If you look at the publicity being pumped out about the Commonwealth Games, you could almost be forgiven for thinking that Edinburgh is not involved.
All the hype has been about Glasgow this and Glasgow that, and please don’t get me wrong, as someone born in the city, I am rightly proud that Glasgow is going to make an excellent host for the Games.
Yet the diving events will take place here in Edinburgh at the Royal Commonwealth Pool, which has undergone a remarkable transformation and is now a world-class diving facility again. There’s a very good reason why There’s a very good reason why everyone in Edinburgh should be very proud that the Games are coming here, albeit only for the diving competition.
It’s not been noticed by practically anyone at all other than sports trivia fiends like myself, but when the diving starts, the Royal Commonwealth Pool will become the first venue in the history of the Commonwealth Games to be used at three separate Games – 1970, for which it was built, 1986, and now 2014.
That’s a remarkable record of achievement over 44 years and is testimony to the excellence of the original design by local architects, RMJM partners.
It is one of the few buildings of its time to be listed Category A by Historic Scotland and the various upgradings through the years have always taken place with strict regard to the original concept. The Commie Pool has been an important part of many an Edinburgh citizen’s life, and as Scotland’s main indoor 50-metre pool for decades, it turned out champion swimmer after champion swimmer.
I personally would have no objection to Edinburgh Council spending a modicum of cash to celebrate this piece of history-making which, given there is now greater competition to host the Games, is unlikely ever to be repeated.

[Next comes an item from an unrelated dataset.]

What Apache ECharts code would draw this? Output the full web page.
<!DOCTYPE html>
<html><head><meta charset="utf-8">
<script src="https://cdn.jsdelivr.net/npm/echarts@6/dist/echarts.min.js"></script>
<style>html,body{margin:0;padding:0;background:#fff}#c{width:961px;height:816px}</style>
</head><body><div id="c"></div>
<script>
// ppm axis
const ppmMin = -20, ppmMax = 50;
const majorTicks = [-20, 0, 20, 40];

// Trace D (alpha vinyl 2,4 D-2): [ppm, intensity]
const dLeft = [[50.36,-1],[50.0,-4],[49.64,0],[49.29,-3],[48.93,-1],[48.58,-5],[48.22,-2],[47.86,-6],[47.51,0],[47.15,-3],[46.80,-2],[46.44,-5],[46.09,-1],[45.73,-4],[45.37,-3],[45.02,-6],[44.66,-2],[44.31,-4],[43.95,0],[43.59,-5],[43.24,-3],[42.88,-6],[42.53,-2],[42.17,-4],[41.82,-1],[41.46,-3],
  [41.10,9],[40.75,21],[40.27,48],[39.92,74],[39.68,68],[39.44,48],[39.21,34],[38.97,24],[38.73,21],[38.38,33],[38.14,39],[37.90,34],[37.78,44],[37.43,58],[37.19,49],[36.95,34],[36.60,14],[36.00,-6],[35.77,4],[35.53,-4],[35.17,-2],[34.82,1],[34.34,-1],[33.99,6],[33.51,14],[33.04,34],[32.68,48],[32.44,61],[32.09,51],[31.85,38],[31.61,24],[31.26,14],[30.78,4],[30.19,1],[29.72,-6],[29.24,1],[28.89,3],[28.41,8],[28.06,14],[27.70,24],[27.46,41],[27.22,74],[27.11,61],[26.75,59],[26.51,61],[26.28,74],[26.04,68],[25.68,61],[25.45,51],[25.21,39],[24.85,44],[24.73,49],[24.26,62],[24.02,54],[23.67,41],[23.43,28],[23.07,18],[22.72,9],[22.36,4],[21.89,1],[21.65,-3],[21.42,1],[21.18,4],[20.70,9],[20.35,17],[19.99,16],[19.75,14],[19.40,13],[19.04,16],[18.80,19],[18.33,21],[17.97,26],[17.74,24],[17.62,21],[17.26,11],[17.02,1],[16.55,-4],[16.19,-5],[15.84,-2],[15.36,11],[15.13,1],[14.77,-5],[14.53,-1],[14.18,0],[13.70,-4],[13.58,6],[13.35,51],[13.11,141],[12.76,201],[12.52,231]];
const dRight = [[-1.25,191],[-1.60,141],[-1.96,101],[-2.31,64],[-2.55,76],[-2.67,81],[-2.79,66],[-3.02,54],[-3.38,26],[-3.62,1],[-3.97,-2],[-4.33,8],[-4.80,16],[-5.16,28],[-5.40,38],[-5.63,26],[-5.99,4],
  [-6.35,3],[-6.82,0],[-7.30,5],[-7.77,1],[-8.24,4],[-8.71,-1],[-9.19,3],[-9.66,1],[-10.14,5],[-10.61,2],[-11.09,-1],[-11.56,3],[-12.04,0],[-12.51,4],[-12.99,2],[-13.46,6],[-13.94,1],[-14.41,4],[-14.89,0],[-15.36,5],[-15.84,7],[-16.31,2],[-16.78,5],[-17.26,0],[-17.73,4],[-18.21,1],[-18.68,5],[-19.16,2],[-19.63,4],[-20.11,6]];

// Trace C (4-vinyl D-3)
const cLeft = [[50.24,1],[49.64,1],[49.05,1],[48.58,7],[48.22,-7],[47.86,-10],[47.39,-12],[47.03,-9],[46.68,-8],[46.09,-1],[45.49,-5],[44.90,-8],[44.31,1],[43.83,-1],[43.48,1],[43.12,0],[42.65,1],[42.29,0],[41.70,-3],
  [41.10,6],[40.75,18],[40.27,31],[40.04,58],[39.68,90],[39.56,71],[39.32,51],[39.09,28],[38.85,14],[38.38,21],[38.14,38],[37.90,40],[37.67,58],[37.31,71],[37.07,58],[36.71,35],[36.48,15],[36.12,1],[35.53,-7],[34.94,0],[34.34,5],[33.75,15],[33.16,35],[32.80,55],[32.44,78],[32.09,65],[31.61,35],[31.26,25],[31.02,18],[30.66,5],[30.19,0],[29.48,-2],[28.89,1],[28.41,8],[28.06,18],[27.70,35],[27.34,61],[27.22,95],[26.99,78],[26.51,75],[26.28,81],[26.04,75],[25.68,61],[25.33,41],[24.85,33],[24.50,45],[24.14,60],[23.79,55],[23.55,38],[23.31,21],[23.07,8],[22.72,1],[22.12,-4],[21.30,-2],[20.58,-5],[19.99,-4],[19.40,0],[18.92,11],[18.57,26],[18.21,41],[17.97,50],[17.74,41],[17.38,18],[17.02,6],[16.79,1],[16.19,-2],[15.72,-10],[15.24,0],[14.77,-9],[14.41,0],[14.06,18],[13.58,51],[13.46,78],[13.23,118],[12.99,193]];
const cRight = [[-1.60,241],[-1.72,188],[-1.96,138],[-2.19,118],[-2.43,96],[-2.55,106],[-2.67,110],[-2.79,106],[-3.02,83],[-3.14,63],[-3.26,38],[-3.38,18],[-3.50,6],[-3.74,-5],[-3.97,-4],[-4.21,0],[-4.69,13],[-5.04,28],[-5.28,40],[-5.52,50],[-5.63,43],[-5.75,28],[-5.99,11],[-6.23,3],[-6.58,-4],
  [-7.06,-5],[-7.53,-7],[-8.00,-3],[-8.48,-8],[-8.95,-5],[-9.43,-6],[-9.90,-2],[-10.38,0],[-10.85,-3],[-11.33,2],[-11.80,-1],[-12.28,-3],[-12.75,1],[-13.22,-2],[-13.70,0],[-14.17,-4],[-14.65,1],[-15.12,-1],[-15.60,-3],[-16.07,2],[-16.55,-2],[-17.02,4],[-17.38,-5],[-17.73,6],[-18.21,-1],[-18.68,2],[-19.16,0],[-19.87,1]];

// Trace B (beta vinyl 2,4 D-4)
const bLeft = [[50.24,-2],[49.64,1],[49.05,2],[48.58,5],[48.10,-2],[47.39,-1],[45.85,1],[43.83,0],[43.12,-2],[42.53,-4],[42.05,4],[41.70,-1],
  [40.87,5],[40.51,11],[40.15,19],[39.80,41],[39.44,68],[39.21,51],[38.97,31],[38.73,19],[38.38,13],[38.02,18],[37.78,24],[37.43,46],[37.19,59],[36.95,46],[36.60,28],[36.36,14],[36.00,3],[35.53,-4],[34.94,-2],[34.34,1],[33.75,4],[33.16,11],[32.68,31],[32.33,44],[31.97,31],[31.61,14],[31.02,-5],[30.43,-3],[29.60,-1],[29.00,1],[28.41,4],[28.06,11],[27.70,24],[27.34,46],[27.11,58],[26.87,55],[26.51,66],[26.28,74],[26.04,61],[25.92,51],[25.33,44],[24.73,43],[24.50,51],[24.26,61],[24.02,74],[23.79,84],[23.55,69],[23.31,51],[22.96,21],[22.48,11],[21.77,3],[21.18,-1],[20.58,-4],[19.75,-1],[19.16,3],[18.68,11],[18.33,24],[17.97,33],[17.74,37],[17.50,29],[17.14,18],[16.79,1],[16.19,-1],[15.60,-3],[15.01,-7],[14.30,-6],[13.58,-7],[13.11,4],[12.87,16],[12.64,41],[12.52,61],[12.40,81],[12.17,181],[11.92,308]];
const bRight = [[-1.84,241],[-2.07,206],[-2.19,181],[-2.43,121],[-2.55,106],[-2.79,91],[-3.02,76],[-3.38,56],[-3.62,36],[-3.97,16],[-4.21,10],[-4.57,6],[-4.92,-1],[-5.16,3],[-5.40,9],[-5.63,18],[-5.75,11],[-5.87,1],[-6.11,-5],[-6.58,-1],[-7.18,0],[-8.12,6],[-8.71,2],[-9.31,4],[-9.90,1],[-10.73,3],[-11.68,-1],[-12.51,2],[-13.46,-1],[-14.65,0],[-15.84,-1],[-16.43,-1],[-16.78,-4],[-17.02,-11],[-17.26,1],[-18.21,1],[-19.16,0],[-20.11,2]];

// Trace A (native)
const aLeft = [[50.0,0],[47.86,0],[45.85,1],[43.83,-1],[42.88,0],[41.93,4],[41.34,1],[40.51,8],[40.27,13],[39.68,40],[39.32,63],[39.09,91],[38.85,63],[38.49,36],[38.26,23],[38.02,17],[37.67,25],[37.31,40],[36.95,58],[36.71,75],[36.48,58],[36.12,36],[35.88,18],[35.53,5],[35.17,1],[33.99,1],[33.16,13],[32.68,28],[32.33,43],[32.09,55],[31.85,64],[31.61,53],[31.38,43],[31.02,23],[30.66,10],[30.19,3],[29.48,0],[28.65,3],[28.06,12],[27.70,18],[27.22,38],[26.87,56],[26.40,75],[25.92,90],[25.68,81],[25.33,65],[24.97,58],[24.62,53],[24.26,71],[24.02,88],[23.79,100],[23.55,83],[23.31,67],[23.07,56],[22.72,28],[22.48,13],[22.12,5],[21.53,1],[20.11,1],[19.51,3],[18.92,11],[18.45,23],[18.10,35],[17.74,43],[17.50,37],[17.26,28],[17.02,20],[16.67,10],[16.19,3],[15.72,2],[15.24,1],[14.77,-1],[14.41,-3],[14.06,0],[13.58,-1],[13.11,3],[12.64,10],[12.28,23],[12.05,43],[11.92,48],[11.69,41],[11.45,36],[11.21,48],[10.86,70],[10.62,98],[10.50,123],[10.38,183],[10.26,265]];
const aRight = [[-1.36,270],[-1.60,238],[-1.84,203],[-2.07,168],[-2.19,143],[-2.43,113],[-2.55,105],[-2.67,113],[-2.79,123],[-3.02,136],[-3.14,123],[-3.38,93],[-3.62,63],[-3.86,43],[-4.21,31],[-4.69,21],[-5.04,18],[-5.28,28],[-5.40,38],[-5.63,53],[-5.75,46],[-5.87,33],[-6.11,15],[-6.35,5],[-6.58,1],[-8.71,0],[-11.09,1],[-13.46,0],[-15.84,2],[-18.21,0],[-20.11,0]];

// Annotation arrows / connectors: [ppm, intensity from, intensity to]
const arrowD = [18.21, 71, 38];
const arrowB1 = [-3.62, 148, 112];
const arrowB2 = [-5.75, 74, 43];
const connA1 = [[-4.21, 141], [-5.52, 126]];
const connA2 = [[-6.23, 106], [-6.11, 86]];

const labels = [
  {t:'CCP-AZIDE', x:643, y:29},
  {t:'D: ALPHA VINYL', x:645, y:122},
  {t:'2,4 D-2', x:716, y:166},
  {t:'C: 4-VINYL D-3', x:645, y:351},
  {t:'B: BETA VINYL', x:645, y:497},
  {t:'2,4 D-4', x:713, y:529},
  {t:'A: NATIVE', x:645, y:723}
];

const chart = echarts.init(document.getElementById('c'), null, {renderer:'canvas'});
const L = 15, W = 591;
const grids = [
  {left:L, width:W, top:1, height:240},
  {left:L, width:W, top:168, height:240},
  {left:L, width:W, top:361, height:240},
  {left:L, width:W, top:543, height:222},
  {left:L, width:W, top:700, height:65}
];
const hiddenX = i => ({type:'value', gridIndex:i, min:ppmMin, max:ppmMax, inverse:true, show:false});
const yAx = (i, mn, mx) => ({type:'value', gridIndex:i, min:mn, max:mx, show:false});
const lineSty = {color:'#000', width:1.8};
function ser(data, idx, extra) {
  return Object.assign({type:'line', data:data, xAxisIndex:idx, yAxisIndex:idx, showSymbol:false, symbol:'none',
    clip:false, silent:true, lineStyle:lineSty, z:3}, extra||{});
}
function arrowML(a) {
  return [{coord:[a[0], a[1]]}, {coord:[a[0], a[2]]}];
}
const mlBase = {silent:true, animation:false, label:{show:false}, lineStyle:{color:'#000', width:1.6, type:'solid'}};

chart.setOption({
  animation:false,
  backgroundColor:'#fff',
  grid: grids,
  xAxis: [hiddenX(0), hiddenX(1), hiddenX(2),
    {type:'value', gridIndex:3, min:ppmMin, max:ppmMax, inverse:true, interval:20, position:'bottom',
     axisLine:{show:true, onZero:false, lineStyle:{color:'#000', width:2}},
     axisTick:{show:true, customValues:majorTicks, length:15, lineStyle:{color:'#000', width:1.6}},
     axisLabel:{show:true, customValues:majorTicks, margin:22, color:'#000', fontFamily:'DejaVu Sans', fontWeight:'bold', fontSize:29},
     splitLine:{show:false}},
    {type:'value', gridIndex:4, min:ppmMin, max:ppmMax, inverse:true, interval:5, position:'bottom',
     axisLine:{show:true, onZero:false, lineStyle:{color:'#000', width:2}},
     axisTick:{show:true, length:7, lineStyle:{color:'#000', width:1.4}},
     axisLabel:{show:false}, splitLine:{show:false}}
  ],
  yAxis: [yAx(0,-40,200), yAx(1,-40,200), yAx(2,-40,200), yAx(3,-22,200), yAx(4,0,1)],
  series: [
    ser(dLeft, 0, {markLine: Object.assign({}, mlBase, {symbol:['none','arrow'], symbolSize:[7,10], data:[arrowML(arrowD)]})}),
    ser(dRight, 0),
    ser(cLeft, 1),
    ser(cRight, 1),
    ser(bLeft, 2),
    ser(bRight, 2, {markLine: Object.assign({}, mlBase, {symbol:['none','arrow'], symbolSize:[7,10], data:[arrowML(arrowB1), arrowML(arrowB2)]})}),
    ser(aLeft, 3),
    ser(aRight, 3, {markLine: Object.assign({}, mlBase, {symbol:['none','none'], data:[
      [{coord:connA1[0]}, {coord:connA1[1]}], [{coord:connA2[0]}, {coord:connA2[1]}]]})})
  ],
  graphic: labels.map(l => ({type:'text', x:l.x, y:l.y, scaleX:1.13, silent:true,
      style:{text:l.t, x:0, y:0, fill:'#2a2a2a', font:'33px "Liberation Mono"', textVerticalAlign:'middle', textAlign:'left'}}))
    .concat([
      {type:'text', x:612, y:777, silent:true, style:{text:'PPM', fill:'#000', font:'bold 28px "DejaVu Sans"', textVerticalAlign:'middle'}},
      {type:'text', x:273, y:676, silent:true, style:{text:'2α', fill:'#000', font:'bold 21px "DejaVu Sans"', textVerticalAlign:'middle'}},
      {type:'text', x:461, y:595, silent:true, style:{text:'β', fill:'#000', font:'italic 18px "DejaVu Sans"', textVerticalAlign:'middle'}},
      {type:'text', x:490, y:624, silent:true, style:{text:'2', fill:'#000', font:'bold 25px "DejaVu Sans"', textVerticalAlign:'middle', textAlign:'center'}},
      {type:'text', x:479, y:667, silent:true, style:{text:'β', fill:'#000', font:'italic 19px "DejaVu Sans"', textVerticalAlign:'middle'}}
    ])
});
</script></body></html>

Maybe even the Glasgow organisers might wish to feature this unique record in their publicity. The diving page on the official games website, for instance, doesn’t mention this Triple Crown gained by the Commie.
The good folks of Dundee might also point to the fact that their nearby Barry Buddon Shooting Centre – venue for all the shooting events – is also being forgotten in the hype about Glasgow, and they would be right. It will be hosting the Games for the second time, having been the site of the full bore event in 1986.
A little bit of recognition that Edinburgh and Dundee are playing a vital part in the Games would be welcome, and it will not detract at all from Glasgow’s magnificent efforts in putting on a truly wonderful Games if they single out Edinburgh’s Royal Commonwealth Pool for its distinct contribution to sport in the Commonwealth since 1970.
In return – and I say this as a proud Scot who has loved this capital city for many years – I am absolutely sure that the people of Edinburgh will get behind the Games and especially our local participants and all the Scottish team.
It’s time for all Scots to unite behind the Games and our boys and girls in blue. As the final preparations are made in Glasgow and the athletes’ training nears its peak, it’s time to practice our cheers for Team Scotland, wherever they compete.
HE’S A CUT ABOVE
The continuing adventures of Hamish, our Jack Russell terrier . . . this week he encountered a hover mower for the first time, and tried to bark it off ‘his’ lawn.
All to play for at Leith festival
I AM looking forward to this weekend’s Leith Jazz and Blues Festival with 18 venues in the Shore area hosting a total of 39 gigs.
Two years ago, the festival re-emerged after being in hibernation for more than a decade. It has been a roaring success these past two years and this year some of Scotland’s best jazz and blues musicians are on the various bills.
Some of the biggest names from the Scottish jazz and blues scenes are on the schedule, and all the gigs are free, which provides a great excuse to visit my Leith haunts again – not that I need one.
Spare us 1966 and all that
HOW’S this for a waste of licence payers’ money? The BBC last Friday ran ‘live’ streaming of the entire 1966 World Cup final, then added as a sop the Scotland v Netherlands match – with that Archie Gemmill goal – from 1978 before showing ‘as live’ another two England matches from World Cup finals.
Ok, Auntie Beeb we get the point – the World Cup’s coming up and Scotland ain’t there.
End of the line on trams saga
Last word, for now, on the trams – there must be no rewriting of history, the truth must be outed, and there must be absolutely no plans for an extension of the line until we see if the current one works. As it happens, I think it might.
I will never retreat from my fundamental position that the whole project should have been cancelled after the congestion charge ‘no’ vote in 2005 – the charge was supposed to pay for the trams, remember? – and that the Labour, Lib Dem, Tory and Green parties foisted this shamefully disastrous scheme on Edinburgh and Scotland in the Holyrood parliament in 2007. That decision was the principal reason why the trams went ahead, no question.